As noted by the meeting’s Chair, Unison’s north-west regional convener, Joanne Moorcroft, Labour has made the halving of violence against women and girls a key part of their ‘Safer Streets’ mission for government. Violence against women and girls is a category of violence, an umbrella term used to describe a variety of different behaviours, often crimes, that are known to disproportionately impact women and girls. These crimes include domestic abuse, rape, sexual assault, stalking, harassment, sexual harassment, coercive control, upskirting, image-based sexual abuse, forced marriage, female genital mutilation, and murder.

The National Police Chiefs’ Council (NPCC) has reported, shockingly, that VAWG now makes up approximately 20% of all recorded crimes in England and Wales. The present-day reality for women and girls is that every year one in twelve report to the police that they are victims of VAWG. Since many instances of VAGW are not reported to police, we know the prevalence is far higher.  The recent reports of the House of Commons Committee of Public Accounts and National Audit Office provide excellent insight into the practical difficulties government is facing in making progress on an issue that is deeply ingrained across society. Expanding on the ways in which VAWG is relational, sex-based, gendered and ‘classed’ – Lydia argued that public services are key for working class communities, and they are key to our social relationship with VAWG. She referenced reduced funding of public services to support the needs and rights of children in the context of a finding by Baroness Louise Casey in the recently published National Audit on Group-based Child Sexual Exploitation and Abuse that identification of child sexual abuse and exploitation has fallen in children’s services despite a rise in police recording of child sexual abuse. Lydia’s assessment also included difficulties in accessing housing, scarcity of public transport in many areas, precarity of employment and low pay as factors linking weakened public services to the growing problem of violence against women and girls.

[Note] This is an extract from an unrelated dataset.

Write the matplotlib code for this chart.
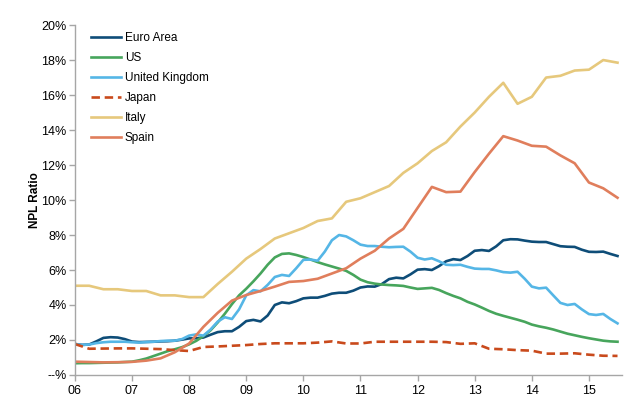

Exploitative trends that we see in the workplace – such as precarity, longer hours, austerity, staff sickness and exclusions from statutory protections, contribute to the crisis and concentrate risks around conditions of work experienced by the working class.

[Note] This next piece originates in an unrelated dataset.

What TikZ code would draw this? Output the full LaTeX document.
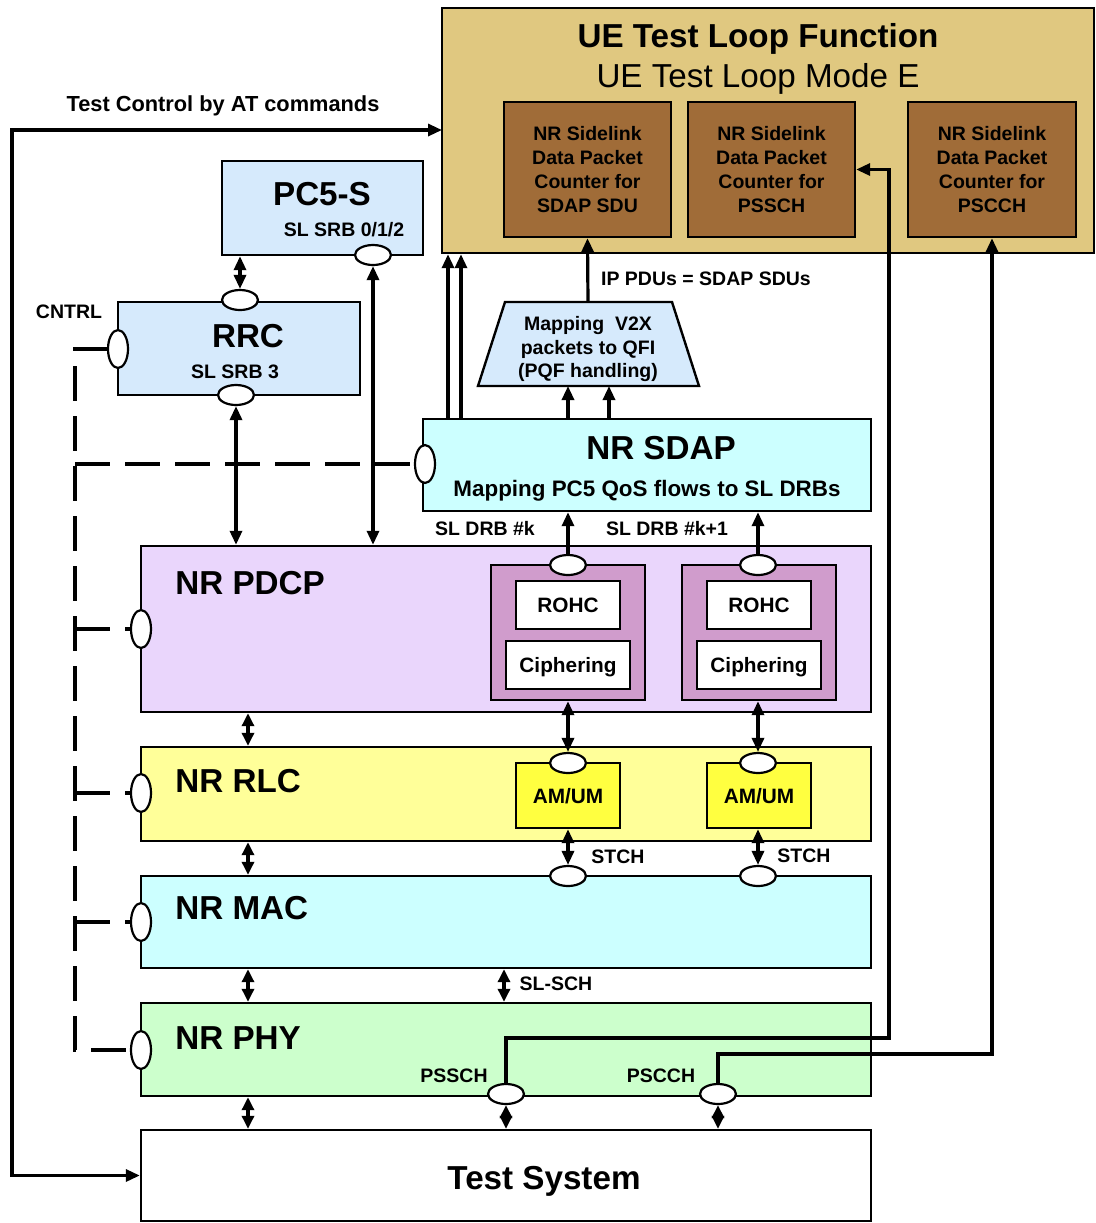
\documentclass[tikz,border=0pt]{standalone}
\usepackage{fontspec}
\setmainfont{Liberation Sans}
\usetikzlibrary{shapes.geometric,fit,arrows.meta}
\definecolor{tanbg}{RGB}{224,200,128}
\definecolor{brownc}{RGB}{160,108,56}
\definecolor{ltblue}{RGB}{214,234,252}
\definecolor{lavc}{RGB}{234,214,252}
\definecolor{purpc}{RGB}{208,156,204}
\definecolor{ltyel}{RGB}{255,255,153}
\definecolor{yelc}{RGB}{255,255,64}
\definecolor{cyanc}{RGB}{204,255,255}
\definecolor{greenc}{RGB}{204,255,204}
\begin{document}
\begin{tikzpicture}[x=0.5pt,y=-0.5pt,
  box/.style={draw,line width=1.2pt,inner sep=0pt},
  big/.style={font=\bfseries\fontsize{16.6}{20}\selectfont,inner sep=0pt,anchor=base},
  lbl/.style={font=\bfseries\fontsize{9.75}{12}\selectfont,inner sep=0pt,anchor=base},
  mid/.style={font=\bfseries\fontsize{10.4}{12}\selectfont,inner sep=0pt,anchor=base},
  ctr/.style={font=\bfseries\fontsize{9.75}{12}\selectfont,inner sep=0pt,align=center},
  ovh/.style={ellipse,draw,fill=white,line width=1.1pt,minimum width=18pt,minimum height=10pt,inner sep=0pt},
  ovv/.style={ellipse,draw,fill=white,line width=1.1pt,minimum width=10pt,minimum height=19pt,inner sep=0pt},
  arr/.style={line width=1.6pt,-{Triangle[length=7pt,width=6pt]}},
  darr/.style={line width=1.6pt,{Triangle[length=7pt,width=6pt]}-{Triangle[length=7pt,width=6pt]}},
  sdarr/.style={line width=1.6pt,{Triangle[length=6.5pt,width=6pt]}-{Triangle[length=6.5pt,width=6pt]}},
  ctl/.style={line width=2pt,dash pattern=on 17.5pt off 7.5pt},
  line/.style={line width=1.5pt}]
\useasboundingbox (0,0) rectangle (1096,1223);

% UE Test Loop Function
\node[box,fill=tanbg,fit={(442,8)(1094,253)}] (ue) {};
\node[big] (uet) at (758,47) {UE Test Loop Function};
\node[big,font=\fontsize{16.6}{20}\selectfont] (uem) at (758,87) {UE Test Loop Mode E};
\node[box,fill=brownc,fit={(504,102)(671,237)}] (c1) {};
\node[box,fill=brownc,fit={(688,102)(855,237)}] (c2) {};
\node[box,fill=brownc,fit={(908,102)(1076,237)}] (c3) {};
\node[ctr] (c1t) at (c1.center) {NR Sidelink\\Data Packet\\Counter for\\SDAP SDU};
\node[ctr] (c2t) at (c2.center) {NR Sidelink\\Data Packet\\Counter for\\PSSCH};
\node[ctr] (c3t) at (c3.center) {NR Sidelink\\Data Packet\\Counter for\\PSCCH};

\node[lbl,font=\bfseries\fontsize{10.9}{12}\selectfont] (tcl) at (223,111) {Test Control by AT commands};

% PC5-S and RRC
\node[box,fill=ltblue,fit={(222,161)(423,255)}] (pc5) {};
\node[big] (pc5t) at (322,205) {PC5-S};
\node[lbl] (pc5s) at (344,236) {SL SRB 0/1/2};
\node[box,fill=ltblue,fit={(118,302)(360,395)}] (rrc) {};
\node[big] (rrct) at (248,347) {RRC};
\node[lbl] (rrcs) at (235,378) {SL SRB 3};
\node[lbl] (cntrl) at (69,318) {CNTRL};

% SDAP and mapping
\node[box,fill=cyanc,fit={(423,419)(871,511)}] (sdap) {};
\node[big] (sdapt) at (661,459) {NR SDAP};
\node[lbl,font=\bfseries\fontsize{11.2}{13}\selectfont] (sdaps) at (647,496) {Mapping PC5 QoS flows to SL DRBs};
\draw[box,fill=ltblue] (505,302) -- (672,302) -- (699,386) -- (478,386) -- cycle;
\coordinate (mapt) at (588,302);
\coordinate (mapb1) at (568,386);
\coordinate (mapb2) at (609,386);
\node[ctr,font=\bfseries\fontsize{9.75}{11.75}\selectfont] (mapx) at (588,349) {Mapping\ \ V2X\\packets to QFI\\(PQF handling)};
\node[lbl] (ipl) at (706,285) {IP PDUs = SDAP SDUs};

% PDCP
\node[box,fill=lavc,fit={(141,546)(871,712)}] (pdcp) {};
\node[big,anchor=base west] (pdcpt) at (175,594) {NR PDCP};
\node[box,fill=purpc,fit={(491,565)(645,700)}] (p1) {};
\node[box,fill=purpc,fit={(682,565)(836,700)}] (p2) {};
\node[box,fill=white,fit={(516,581)(620,629)}] (r1) {};
\node[box,fill=white,fit={(506,641)(630,689)}] (ci1) {};
\node[box,fill=white,fit={(707,581)(811,629)}] (r2) {};
\node[box,fill=white,fit={(697,641)(821,689)}] (ci2) {};
\node[mid] (r1t) at (568,612) {ROHC};
\node[mid] (r2t) at (759,612) {ROHC};
\node[mid] (ci1t) at (568,672) {Ciphering};
\node[mid] (ci2t) at (759,672) {Ciphering};
\node[lbl] (drbk) at (485,535) {SL DRB \#k};
\node[lbl] (drbk1) at (667,535) {SL DRB \#k+1};

% RLC
\node[box,fill=ltyel,fit={(141,747)(871,841)}] (rlc) {};
\node[big,anchor=base west] (rlct) at (175,792) {NR RLC};
\node[box,fill=yelc,fit={(516,763)(620,828)}] (am1) {};
\node[box,fill=yelc,fit={(707,763)(811,828)}] (am2) {};
\node[mid] (am1t) at (568,803) {AM/UM};
\node[mid] (am2t) at (759,803) {AM/UM};
\node[lbl] (st1) at (618,863) {STCH};
\node[lbl] (st2) at (804,862) {STCH};

% MAC
\node[box,fill=cyanc,fit={(141,876)(871,968)}] (mac) {};
\node[big,anchor=base west] (mact) at (175,919) {NR MAC};
\node[lbl] (slsch) at (556,990) {SL-SCH};

% PHY
\node[box,fill=greenc,fit={(141,1003)(871,1096)}] (phy) {};
\node[big,anchor=base west] (phyt) at (175,1049) {NR PHY};
\node[lbl] (pssl) at (454,1082) {PSSCH};
\node[lbl] (pscl) at (661,1082) {PSCCH};

% Test System
\node[box,fill=white,fit={(141,1130)(871,1221)}] (ts) {};
\node[big] (tst) at (544,1189) {Test System};

% control dashed lines
\draw[ctl] (108,349) -- (75,349) -- (75,1050) -- (131,1050);
\draw[ctl] (75,464) -- (415,464);
\draw[ctl] (75,629) -- (131,629);
\draw[ctl] (75,793) -- (131,793);
\draw[ctl] (75,922) -- (131,922);

% test control arrow
\coordinate (uein) at (442,130);
\coordinate (ctlx) at (12,600);
\draw[darr] (uein) -| (ctlx) |- (ts.west);

% ovals
\node[ovh] (pco) at (373,255) {};
\node[ovh] (rrt) at (240,300) {};
\node[ovv] (rrl) at (118,349) {};
\node[ovh] (rrb) at (236,395) {};
\node[ovv] (sdo) at (425,464) {};
\node[ovv] (pdo) at (141,629) {};
\node[ovh] (p1o) at (568,565) {};
\node[ovh] (p2o) at (758,565) {};
\node[ovv] (rlo) at (141,793) {};
\node[ovh] (a1o) at (568,763) {};
\node[ovh] (a2o) at (758,763) {};
\node[ovv] (mao) at (141,922) {};
\node[ovh] (m1o) at (568,876) {};
\node[ovh] (m2o) at (758,876) {};
\node[ovv] (pho) at (141,1050) {};
\node[ovh] (f1o) at (506,1094) {};
\node[ovh] (f2o) at (718,1094) {};

% connectors upper part
\draw[darr] (pc5.south -| rrt) -- (rrt.north);
\draw[darr] (pco.south) -- (pco.south |- pdcp.north);
\draw[darr] (rrb.south) -- (rrb.south |- pdcp.north);
\draw[arr] (448,0 |- sdap.north) -- (448,0 |- ue.south);
\draw[arr] (461,0 |- sdap.north) -- (461,0 |- ue.south);
\draw[arr] (mapb1 |- sdap.north) -- (mapb1);
\draw[arr] (mapb2 |- sdap.north) -- (mapb2);
\draw[arr] (mapt) -- (c1.south);
\draw[arr] (p1o.north) -- (p1o.north |- sdap.south);
\draw[arr] (p2o.north) -- (p2o.north |- sdap.south);

% between layers
\draw[darr] (p1o |- p1.south) -- (a1o.north);
\draw[darr] (p2o |- p2.south) -- (a2o.north);
\draw[darr] (a1o |- am1.south) -- (m1o.north);
\draw[darr] (a2o |- am2.south) -- (m2o.north);
\draw[sdarr] (248,0 |- pdcp.south) -- (248,0 |- rlc.north);
\draw[sdarr] (248,0 |- rlc.south) -- (248,0 |- mac.north);
\draw[sdarr] (248,0 |- mac.south) -- (248,0 |- phy.north);
\draw[sdarr] (248,0 |- phy.south) -- (248,0 |- ts.north);
\draw[sdarr] (504,0 |- mac.south) -- (504,0 |- phy.north);
\draw[sdarr] (f1o.south) -- (f1o.south |- ts.north);
\draw[sdarr] (f2o.south) -- (f2o.south |- ts.north);

% PSSCH / PSCCH loops
\coordinate (pss1) at (889,1038);
\coordinate (psc1) at (992,1054);
\draw[arr] (f1o.north) |- (pss1) -- (pss1 |- c2.east) -- (c2.east);
\draw[arr] (f2o.north) |- (psc1) -- (c3.south);
\end{tikzpicture}
\end{document}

Zaf raised the findings of the Skills and Employment Survey, which found that experiences of physical violence were higher in the public sector, with occupations facing the greatest risks of abuse including nursing, teaching, and those who work at night.

On the specific issue of Sexual Harassment in the workplace, an issue recently subject to a tightening of legal protection through both the Employment Rights Bill, and the new employer duty (s.40A amendment to the EqA) to prevent sexual harassment, effective of October 2024. Zaf  explored new proactive duties on employers to take reasonable steps to prevent sexual harassment. You can read Thompson’s Solicitors briefing on the new proactive duty on employers here.  The Employment Rights Bill currently progressing through parliament requires employers to take all reasonable steps. Further, and on the Employment Rights Bill, Lydia told us:

All measures to improve security of employment – to reduce arbitrary sackings- to give advance notice of shifts – to raise minimum wage- these are measures to reduce violence against women and girls”

Collective bargaining proved to be a critical part of addressing employment conditions in a way that protects women and girls from violence. Lydia framed this argument in light of the ILO Convention Concerning the Elimination of Violence and Harassment  (Convention 190, which came into force 2021). ILO Convention 190 was ratified by the UK in 2022 and, as Lydia noted, article 5, explicitly ties preventing and eliminating violence and harassment in the ‘world of work’ to the effective recognition of the right to collective bargaining.

The session closed with a question and answer session, we would like to thank all attendees of our fringe event for such significant contributions to the conversation and for sharing experiences from their workplaces.